• [Goal]:
Copy the data exactly; pictures stay out of the copy.

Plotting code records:

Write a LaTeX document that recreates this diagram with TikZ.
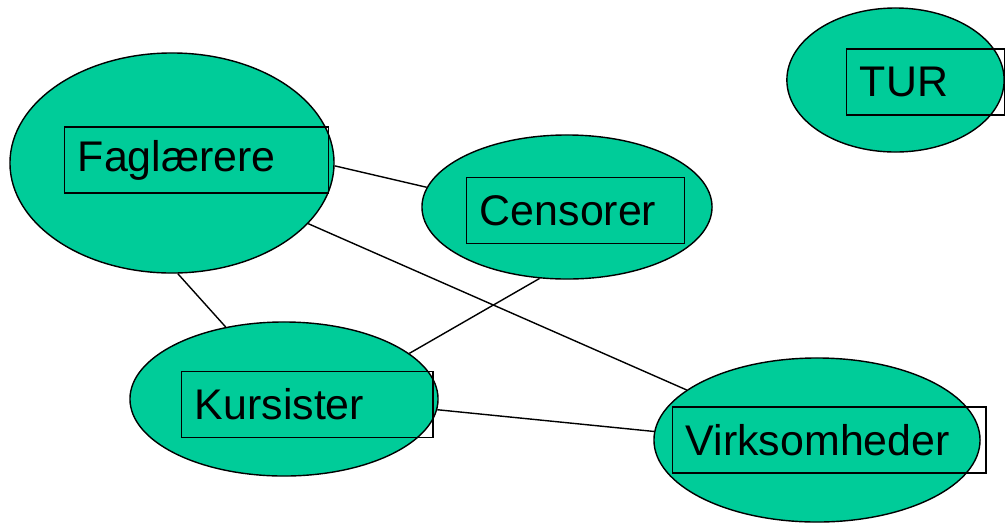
\documentclass[tikz,border=0pt]{standalone}
\usepackage{fontspec}
\setmainfont{Liberation Sans}
\usetikzlibrary{shapes.geometric}
\definecolor{groen}{HTML}{00CC99}

\begin{document}
\begin{tikzpicture}[x=0.025cm, y=-0.025cm,
  every path/.style={line width=1pt},
  blob/.style={ellipse, draw, fill=groen, inner sep=0pt},
  lbl/.style={draw, rectangle, anchor=west, inner xsep=0.33cm, inner ysep=0pt,
    minimum height=1.65cm, text width=#1, align=left, font=\fontsize{30.5}{34}\selectfont}]

\useasboundingbox (0,0) rectangle (1006,522);

% Define the ellipses
\node[blob, minimum width=8.1cm, minimum height=5.5cm] (fag) at (172,163) {};
\node[blob, minimum width=7.25cm, minimum height=3.6cm] (cen) at (567,207) {};
\node[blob, minimum width=5.43cm, minimum height=3.6cm] (tur) at (895.5,80) {};
\node[blob, minimum width=7.7cm, minimum height=3.85cm] (kur) at (284,399) {};
\node[blob, minimum width=8.15cm, minimum height=4.1cm] (vir) at (817,440) {};

% Draw the connections
\draw (fag.359) -- (cen.172);
\draw (fag.336) -- (vir.159);
\draw (fag.273) -- (kur.129);
\draw (cen.249) -- (kur.20);
\draw (kur.356) -- (vir.177);

% Add the text boxes
\node[lbl=5.94cm] (fagtxt) at (64,160) {Faglærere};
\node[lbl=4.79cm] (centxt) at (466,210.5) {Censorer};
\node[lbl=3.29cm] (turtxt) at (846,82) {TUR};
\node[lbl=5.62cm] (kurtxt) at (181,404.5) {Kursister};
\node[lbl=7.17cm] (virtxt) at (672,440) {Virksomheder};

\end{tikzpicture}
\end{document}
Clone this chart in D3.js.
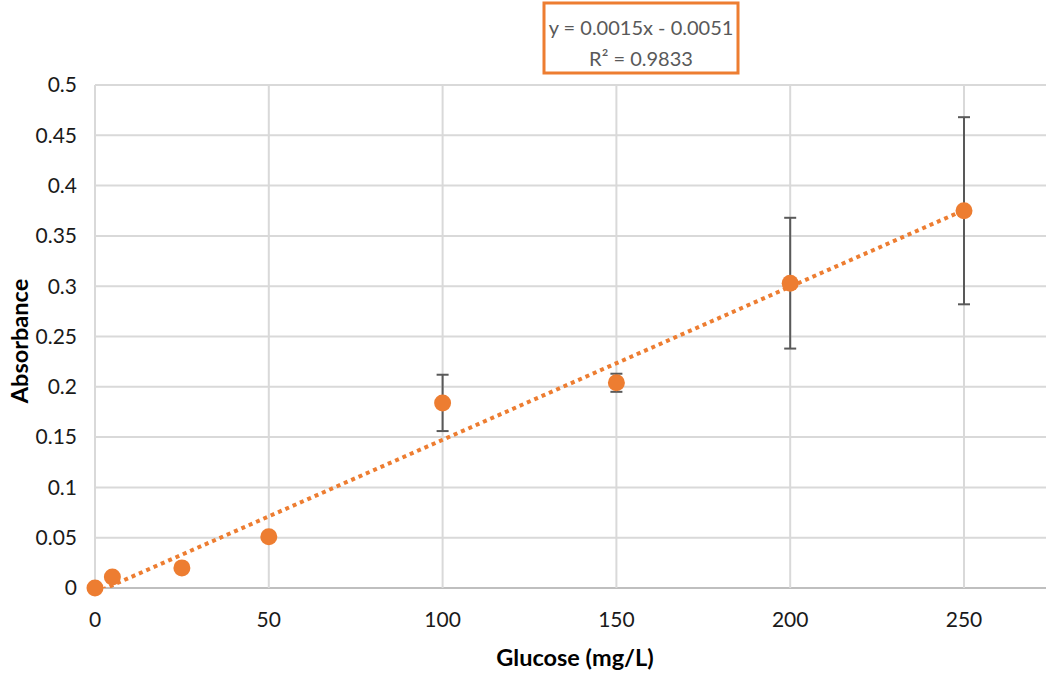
<!DOCTYPE html>
<html>
<head>
<meta charset="utf-8">
<script src="https://cdn.jsdelivr.net/npm/d3@7"></script>
<style>
  html, body { margin: 0; padding: 0; background: #fff; }
  svg { display: block; font-family: Lato, "Open Sans", sans-serif; }
</style>
</head>
<body>
<svg id="chart" width="1046" height="675"></svg>
<script>
// glucose standards (mg/L), mean absorbance and error bar half-width
const glucose = [0, 5, 25, 50, 100, 150, 200, 250];
const absorbance = [0, 0.011, 0.020, 0.051, 0.184, 0.204, 0.303, 0.375];
const errorBars = [0, 0, 0, 0, 0.028, 0.009, 0.065, 0.093];
const xTicks = [0, 50, 100, 150, 200, 250];
const yTicks = [0, 0.05, 0.1, 0.15, 0.2, 0.25, 0.3, 0.35, 0.4, 0.45, 0.5];
const equationLines = ['y = 0.0015x - 0.0051', 'R\u00b2 = 0.9833'];

const svg = d3.select('#chart');
const W = 1046, H = 675;
const plotLeft = 95, plotTop = 85, plotBottom = 588;

const x = d3.scaleLinear().domain([0, 300]).range([plotLeft, plotLeft + 6 * 173.8]);
const y = d3.scaleLinear().domain([0, 0.5]).range([plotBottom, plotTop]);

// least squares fit for the dotted trend line
const mx = d3.mean(glucose), my = d3.mean(absorbance);
const sxy = d3.sum(glucose, (v, i) => (v - mx) * (absorbance[i] - my));
const sxx = d3.sum(glucose, v => (v - mx) * (v - mx));
const slope = sxy / sxx;
const intercept = my - slope * mx;

svg.append('defs').append('clipPath').attr('id', 'plot')
  .append('rect').attr('x', plotLeft).attr('y', plotTop - 2)
  .attr('width', W - plotLeft).attr('height', plotBottom - plotTop + 2);

// horizontal grid
svg.append('g')
  .selectAll('line').data(yTicks).join('line')
  .attr('x1', plotLeft).attr('x2', W)
  .attr('y1', d => y(d)).attr('y2', d => y(d))
  .attr('stroke', d => d === 0 ? '#bfbfbf' : '#d9d9d9')
  .attr('stroke-width', 2);

// vertical grid
svg.append('g')
  .selectAll('line').data(xTicks).join('line')
  .attr('x1', d => x(d)).attr('x2', d => x(d))
  .attr('y1', plotTop).attr('y2', plotBottom)
  .attr('stroke', '#d9d9d9')
  .attr('stroke-width', 2);

// tick labels
svg.append('g')
  .selectAll('text').data(yTicks).join('text')
  .attr('x', 77).attr('y', d => y(d))
  .attr('dy', '0.35em')
  .attr('text-anchor', 'end')
  .attr('font-size', 21)
  .attr('fill', '#1a1a1a')
  .text(d => d3.format('~g')(d));

svg.append('g')
  .selectAll('text').data(xTicks).join('text')
  .attr('x', d => x(d)).attr('y', 620)
  .attr('dy', '0.35em')
  .attr('text-anchor', 'middle')
  .attr('font-size', 21)
  .attr('fill', '#1a1a1a')
  .text(d => d);

// axis titles
svg.append('text')
  .attr('x', 575).attr('y', 658)
  .attr('dy', '0.35em')
  .attr('text-anchor', 'middle')
  .attr('font-size', 23.5).attr('font-weight', 'bold')
  .attr('fill', '#000')
  .text('Glucose (mg/L)');

svg.append('text')
  .attr('transform', 'translate(20,341) rotate(-90)')
  .attr('dy', '0.35em')
  .attr('text-anchor', 'middle')
  .attr('font-size', 23.5).attr('font-weight', 'bold')
  .attr('fill', '#000')
  .text('Absorbance');

// trend line
const plot = svg.append('g').attr('clip-path', 'url(#plot)');
plot.append('line')
  .attr('x1', x(0)).attr('y1', y(intercept))
  .attr('x2', x(250)).attr('y2', y(intercept + slope * 250))
  .attr('stroke', '#ed7d31')
  .attr('stroke-width', 4)
  .attr('stroke-dasharray', '4 4');

// error bars
const eb = svg.append('g')
  .selectAll('g')
  .data(glucose.map((g, i) => ({ g, v: absorbance[i], e: errorBars[i] })).filter(d => d.e > 0))
  .join('g')
  .attr('stroke', '#595959')
  .attr('stroke-width', 2);
eb.append('line')
  .attr('x1', d => x(d.g)).attr('x2', d => x(d.g))
  .attr('y1', d => y(d.v + d.e)).attr('y2', d => y(d.v - d.e));
eb.append('line')
  .attr('x1', d => x(d.g) - 6).attr('x2', d => x(d.g) + 6)
  .attr('y1', d => y(d.v + d.e)).attr('y2', d => y(d.v + d.e));
eb.append('line')
  .attr('x1', d => x(d.g) - 6).attr('x2', d => x(d.g) + 6)
  .attr('y1', d => y(d.v - d.e)).attr('y2', d => y(d.v - d.e));

// markers
svg.append('g')
  .selectAll('circle').data(glucose).join('circle')
  .attr('cx', d => x(d))
  .attr('cy', (d, i) => y(absorbance[i]))
  .attr('r', 8.5)
  .attr('fill', '#ed7d31');

// equation box
const box = svg.append('g');
box.append('rect')
  .attr('x', 544).attr('y', 3).attr('width', 194).attr('height', 70)
  .attr('fill', '#fff')
  .attr('stroke', '#ed7d31')
  .attr('stroke-width', 3);
box.selectAll('text').data(equationLines).join('text')
  .attr('x', 641).attr('y', (d, i) => 28 + i * 31)
  .attr('dy', '0.35em')
  .attr('text-anchor', 'middle')
  .attr('font-size', 20)
  .attr('fill', '#595959')
  .text(d => d);
</script>
</body>
</html>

• [Answer to the task]:
Write a LaTeX document that recreates this diagram with TikZ.
\documentclass[tikz,border=0pt]{standalone}
\usepackage{fontspec}
\setmainfont{Liberation Sans}
\usetikzlibrary{shapes.geometric}
\definecolor{groen}{HTML}{00CC99}

\begin{document}
\begin{tikzpicture}[x=0.025cm, y=-0.025cm,
  every path/.style={line width=1pt},
  blob/.style={ellipse, draw, fill=groen, inner sep=0pt},
  lbl/.style={draw, rectangle, anchor=west, inner xsep=0.33cm, inner ysep=0pt,
    minimum height=1.65cm, text width=#1, align=left, font=\fontsize{30.5}{34}\selectfont}]

\useasboundingbox (0,0) rectangle (1006,522);

% Define the ellipses
\node[blob, minimum width=8.1cm, minimum height=5.5cm] (fag) at (172,163) {};
\node[blob, minimum width=7.25cm, minimum height=3.6cm] (cen) at (567,207) {};
\node[blob, minimum width=5.43cm, minimum height=3.6cm] (tur) at (895.5,80) {};
\node[blob, minimum width=7.7cm, minimum height=3.85cm] (kur) at (284,399) {};
\node[blob, minimum width=8.15cm, minimum height=4.1cm] (vir) at (817,440) {};

% Draw the connections
\draw (fag.359) -- (cen.172);
\draw (fag.336) -- (vir.159);
\draw (fag.273) -- (kur.129);
\draw (cen.249) -- (kur.20);
\draw (kur.356) -- (vir.177);

% Add the text boxes
\node[lbl=5.94cm] (fagtxt) at (64,160) {Faglærere};
\node[lbl=4.79cm] (centxt) at (466,210.5) {Censorer};
\node[lbl=3.29cm] (turtxt) at (846,82) {TUR};
\node[lbl=5.62cm] (kurtxt) at (181,404.5) {Kursister};
\node[lbl=7.17cm] (virtxt) at (672,440) {Virksomheder};

\end{tikzpicture}
\end{document}
Clone this chart in D3.js.
<!DOCTYPE html>
<html>
<head>
<meta charset="utf-8">
<script src="https://cdn.jsdelivr.net/npm/d3@7"></script>
<style>
  html, body { margin: 0; padding: 0; background: #fff; }
  svg { display: block; font-family: Lato, "Open Sans", sans-serif; }
</style>
</head>
<body>
<svg id="chart" width="1046" height="675"></svg>
<script>
// glucose standards (mg/L), mean absorbance and error bar half-width
const glucose = [0, 5, 25, 50, 100, 150, 200, 250];
const absorbance = [0, 0.011, 0.020, 0.051, 0.184, 0.204, 0.303, 0.375];
const errorBars = [0, 0, 0, 0, 0.028, 0.009, 0.065, 0.093];
const xTicks = [0, 50, 100, 150, 200, 250];
const yTicks = [0, 0.05, 0.1, 0.15, 0.2, 0.25, 0.3, 0.35, 0.4, 0.45, 0.5];
const equationLines = ['y = 0.0015x - 0.0051', 'R\u00b2 = 0.9833'];

const svg = d3.select('#chart');
const W = 1046, H = 675;
const plotLeft = 95, plotTop = 85, plotBottom = 588;

const x = d3.scaleLinear().domain([0, 300]).range([plotLeft, plotLeft + 6 * 173.8]);
const y = d3.scaleLinear().domain([0, 0.5]).range([plotBottom, plotTop]);

// least squares fit for the dotted trend line
const mx = d3.mean(glucose), my = d3.mean(absorbance);
const sxy = d3.sum(glucose, (v, i) => (v - mx) * (absorbance[i] - my));
const sxx = d3.sum(glucose, v => (v - mx) * (v - mx));
const slope = sxy / sxx;
const intercept = my - slope * mx;

svg.append('defs').append('clipPath').attr('id', 'plot')
  .append('rect').attr('x', plotLeft).attr('y', plotTop - 2)
  .attr('width', W - plotLeft).attr('height', plotBottom - plotTop + 2);

// horizontal grid
svg.append('g')
  .selectAll('line').data(yTicks).join('line')
  .attr('x1', plotLeft).attr('x2', W)
  .attr('y1', d => y(d)).attr('y2', d => y(d))
  .attr('stroke', d => d === 0 ? '#bfbfbf' : '#d9d9d9')
  .attr('stroke-width', 2);

// vertical grid
svg.append('g')
  .selectAll('line').data(xTicks).join('line')
  .attr('x1', d => x(d)).attr('x2', d => x(d))
  .attr('y1', plotTop).attr('y2', plotBottom)
  .attr('stroke', '#d9d9d9')
  .attr('stroke-width', 2);

// tick labels
svg.append('g')
  .selectAll('text').data(yTicks).join('text')
  .attr('x', 77).attr('y', d => y(d))
  .attr('dy', '0.35em')
  .attr('text-anchor', 'end')
  .attr('font-size', 21)
  .attr('fill', '#1a1a1a')
  .text(d => d3.format('~g')(d));

svg.append('g')
  .selectAll('text').data(xTicks).join('text')
  .attr('x', d => x(d)).attr('y', 620)
  .attr('dy', '0.35em')
  .attr('text-anchor', 'middle')
  .attr('font-size', 21)
  .attr('fill', '#1a1a1a')
  .text(d => d);

// axis titles
svg.append('text')
  .attr('x', 575).attr('y', 658)
  .attr('dy', '0.35em')
  .attr('text-anchor', 'middle')
  .attr('font-size', 23.5).attr('font-weight', 'bold')
  .attr('fill', '#000')
  .text('Glucose (mg/L)');

svg.append('text')
  .attr('transform', 'translate(20,341) rotate(-90)')
  .attr('dy', '0.35em')
  .attr('text-anchor', 'middle')
  .attr('font-size', 23.5).attr('font-weight', 'bold')
  .attr('fill', '#000')
  .text('Absorbance');

// trend line
const plot = svg.append('g').attr('clip-path', 'url(#plot)');
plot.append('line')
  .attr('x1', x(0)).attr('y1', y(intercept))
  .attr('x2', x(250)).attr('y2', y(intercept + slope * 250))
  .attr('stroke', '#ed7d31')
  .attr('stroke-width', 4)
  .attr('stroke-dasharray', '4 4');

// error bars
const eb = svg.append('g')
  .selectAll('g')
  .data(glucose.map((g, i) => ({ g, v: absorbance[i], e: errorBars[i] })).filter(d => d.e > 0))
  .join('g')
  .attr('stroke', '#595959')
  .attr('stroke-width', 2);
eb.append('line')
  .attr('x1', d => x(d.g)).attr('x2', d => x(d.g))
  .attr('y1', d => y(d.v + d.e)).attr('y2', d => y(d.v - d.e));
eb.append('line')
  .attr('x1', d => x(d.g) - 6).attr('x2', d => x(d.g) + 6)
  .attr('y1', d => y(d.v + d.e)).attr('y2', d => y(d.v + d.e));
eb.append('line')
  .attr('x1', d => x(d.g) - 6).attr('x2', d => x(d.g) + 6)
  .attr('y1', d => y(d.v - d.e)).attr('y2', d => y(d.v - d.e));

// markers
svg.append('g')
  .selectAll('circle').data(glucose).join('circle')
  .attr('cx', d => x(d))
  .attr('cy', (d, i) => y(absorbance[i]))
  .attr('r', 8.5)
  .attr('fill', '#ed7d31');

// equation box
const box = svg.append('g');
box.append('rect')
  .attr('x', 544).attr('y', 3).attr('width', 194).attr('height', 70)
  .attr('fill', '#fff')
  .attr('stroke', '#ed7d31')
  .attr('stroke-width', 3);
box.selectAll('text').data(equationLines).join('text')
  .attr('x', 641).attr('y', (d, i) => 28 + i * 31)
  .attr('dy', '0.35em')
  .attr('text-anchor', 'middle')
  .attr('font-size', 20)
  .attr('fill', '#595959')
  .text(d => d);
</script>
</body>
</html>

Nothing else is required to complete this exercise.